Records from a data collection
=======

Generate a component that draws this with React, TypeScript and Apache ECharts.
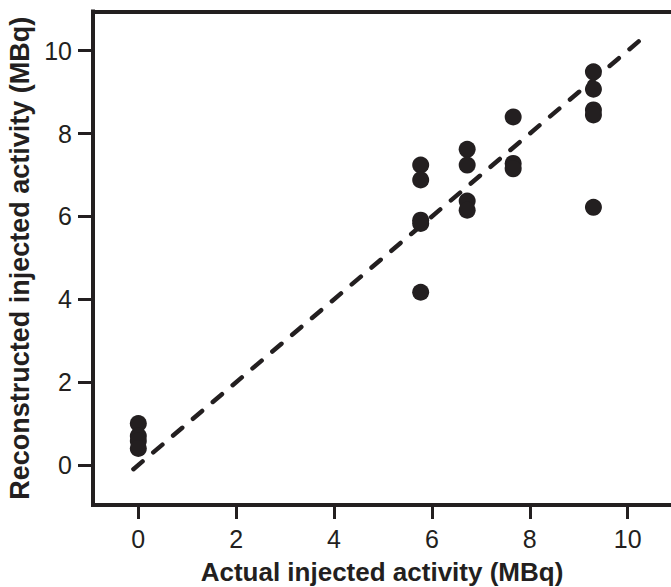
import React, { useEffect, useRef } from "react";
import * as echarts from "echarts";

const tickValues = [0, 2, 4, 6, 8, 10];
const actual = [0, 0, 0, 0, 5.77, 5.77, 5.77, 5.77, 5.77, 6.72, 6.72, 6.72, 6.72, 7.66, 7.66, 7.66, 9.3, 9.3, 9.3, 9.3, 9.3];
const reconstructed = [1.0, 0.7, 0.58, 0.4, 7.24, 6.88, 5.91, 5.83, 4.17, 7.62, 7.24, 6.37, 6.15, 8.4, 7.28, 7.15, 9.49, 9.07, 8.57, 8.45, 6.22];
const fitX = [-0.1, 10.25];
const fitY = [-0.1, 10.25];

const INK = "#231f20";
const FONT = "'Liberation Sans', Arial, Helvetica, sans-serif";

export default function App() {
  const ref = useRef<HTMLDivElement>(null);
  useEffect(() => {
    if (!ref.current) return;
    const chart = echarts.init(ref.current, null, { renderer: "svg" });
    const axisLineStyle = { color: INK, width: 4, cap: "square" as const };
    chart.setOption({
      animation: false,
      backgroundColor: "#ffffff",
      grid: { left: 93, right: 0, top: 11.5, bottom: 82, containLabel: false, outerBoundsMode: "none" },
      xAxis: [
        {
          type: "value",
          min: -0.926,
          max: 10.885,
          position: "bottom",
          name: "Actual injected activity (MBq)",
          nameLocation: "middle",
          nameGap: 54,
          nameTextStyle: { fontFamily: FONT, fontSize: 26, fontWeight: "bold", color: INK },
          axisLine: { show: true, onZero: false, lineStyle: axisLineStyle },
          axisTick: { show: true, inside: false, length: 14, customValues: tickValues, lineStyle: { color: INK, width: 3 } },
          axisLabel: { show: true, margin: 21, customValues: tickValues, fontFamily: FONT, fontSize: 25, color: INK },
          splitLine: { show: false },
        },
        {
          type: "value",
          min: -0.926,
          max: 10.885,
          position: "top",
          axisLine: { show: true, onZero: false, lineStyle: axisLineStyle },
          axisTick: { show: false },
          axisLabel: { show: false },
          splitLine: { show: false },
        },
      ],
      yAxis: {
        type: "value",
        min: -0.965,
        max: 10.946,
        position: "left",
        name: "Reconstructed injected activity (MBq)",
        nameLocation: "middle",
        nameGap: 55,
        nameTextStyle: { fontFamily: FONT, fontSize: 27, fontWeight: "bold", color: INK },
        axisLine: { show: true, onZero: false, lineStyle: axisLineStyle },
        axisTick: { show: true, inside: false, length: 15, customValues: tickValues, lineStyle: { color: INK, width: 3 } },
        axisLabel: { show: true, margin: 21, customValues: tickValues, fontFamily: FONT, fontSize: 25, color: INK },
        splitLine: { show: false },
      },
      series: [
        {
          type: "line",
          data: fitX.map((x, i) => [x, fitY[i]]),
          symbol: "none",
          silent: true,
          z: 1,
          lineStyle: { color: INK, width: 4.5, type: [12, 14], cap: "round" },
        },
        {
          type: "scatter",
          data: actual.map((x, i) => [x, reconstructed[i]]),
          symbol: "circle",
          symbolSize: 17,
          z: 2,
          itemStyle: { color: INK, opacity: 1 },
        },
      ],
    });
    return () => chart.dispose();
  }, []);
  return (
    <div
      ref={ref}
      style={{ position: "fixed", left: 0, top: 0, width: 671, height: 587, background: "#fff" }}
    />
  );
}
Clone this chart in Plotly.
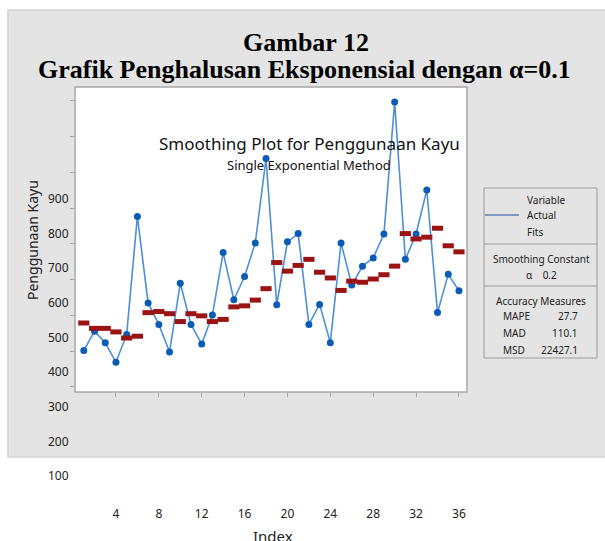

=======

To be done:
Repeat all of the entries word for word, but omit the pictures.

Reply to the task:
Generate a component that draws this with React, TypeScript and Apache ECharts.
import React, { useEffect, useRef } from "react";
import * as echarts from "echarts";

const tickValues = [0, 2, 4, 6, 8, 10];
const actual = [0, 0, 0, 0, 5.77, 5.77, 5.77, 5.77, 5.77, 6.72, 6.72, 6.72, 6.72, 7.66, 7.66, 7.66, 9.3, 9.3, 9.3, 9.3, 9.3];
const reconstructed = [1.0, 0.7, 0.58, 0.4, 7.24, 6.88, 5.91, 5.83, 4.17, 7.62, 7.24, 6.37, 6.15, 8.4, 7.28, 7.15, 9.49, 9.07, 8.57, 8.45, 6.22];
const fitX = [-0.1, 10.25];
const fitY = [-0.1, 10.25];

const INK = "#231f20";
const FONT = "'Liberation Sans', Arial, Helvetica, sans-serif";

export default function App() {
  const ref = useRef<HTMLDivElement>(null);
  useEffect(() => {
    if (!ref.current) return;
    const chart = echarts.init(ref.current, null, { renderer: "svg" });
    const axisLineStyle = { color: INK, width: 4, cap: "square" as const };
    chart.setOption({
      animation: false,
      backgroundColor: "#ffffff",
      grid: { left: 93, right: 0, top: 11.5, bottom: 82, containLabel: false, outerBoundsMode: "none" },
      xAxis: [
        {
          type: "value",
          min: -0.926,
          max: 10.885,
          position: "bottom",
          name: "Actual injected activity (MBq)",
          nameLocation: "middle",
          nameGap: 54,
          nameTextStyle: { fontFamily: FONT, fontSize: 26, fontWeight: "bold", color: INK },
          axisLine: { show: true, onZero: false, lineStyle: axisLineStyle },
          axisTick: { show: true, inside: false, length: 14, customValues: tickValues, lineStyle: { color: INK, width: 3 } },
          axisLabel: { show: true, margin: 21, customValues: tickValues, fontFamily: FONT, fontSize: 25, color: INK },
          splitLine: { show: false },
        },
        {
          type: "value",
          min: -0.926,
          max: 10.885,
          position: "top",
          axisLine: { show: true, onZero: false, lineStyle: axisLineStyle },
          axisTick: { show: false },
          axisLabel: { show: false },
          splitLine: { show: false },
        },
      ],
      yAxis: {
        type: "value",
        min: -0.965,
        max: 10.946,
        position: "left",
        name: "Reconstructed injected activity (MBq)",
        nameLocation: "middle",
        nameGap: 55,
        nameTextStyle: { fontFamily: FONT, fontSize: 27, fontWeight: "bold", color: INK },
        axisLine: { show: true, onZero: false, lineStyle: axisLineStyle },
        axisTick: { show: true, inside: false, length: 15, customValues: tickValues, lineStyle: { color: INK, width: 3 } },
        axisLabel: { show: true, margin: 21, customValues: tickValues, fontFamily: FONT, fontSize: 25, color: INK },
        splitLine: { show: false },
      },
      series: [
        {
          type: "line",
          data: fitX.map((x, i) => [x, fitY[i]]),
          symbol: "none",
          silent: true,
          z: 1,
          lineStyle: { color: INK, width: 4.5, type: [12, 14], cap: "round" },
        },
        {
          type: "scatter",
          data: actual.map((x, i) => [x, reconstructed[i]]),
          symbol: "circle",
          symbolSize: 17,
          z: 2,
          itemStyle: { color: INK, opacity: 1 },
        },
      ],
    });
    return () => chart.dispose();
  }, []);
  return (
    <div
      ref={ref}
      style={{ position: "fixed", left: 0, top: 0, width: 671, height: 587, background: "#fff" }}
    />
  );
}
Clone this chart in Plotly.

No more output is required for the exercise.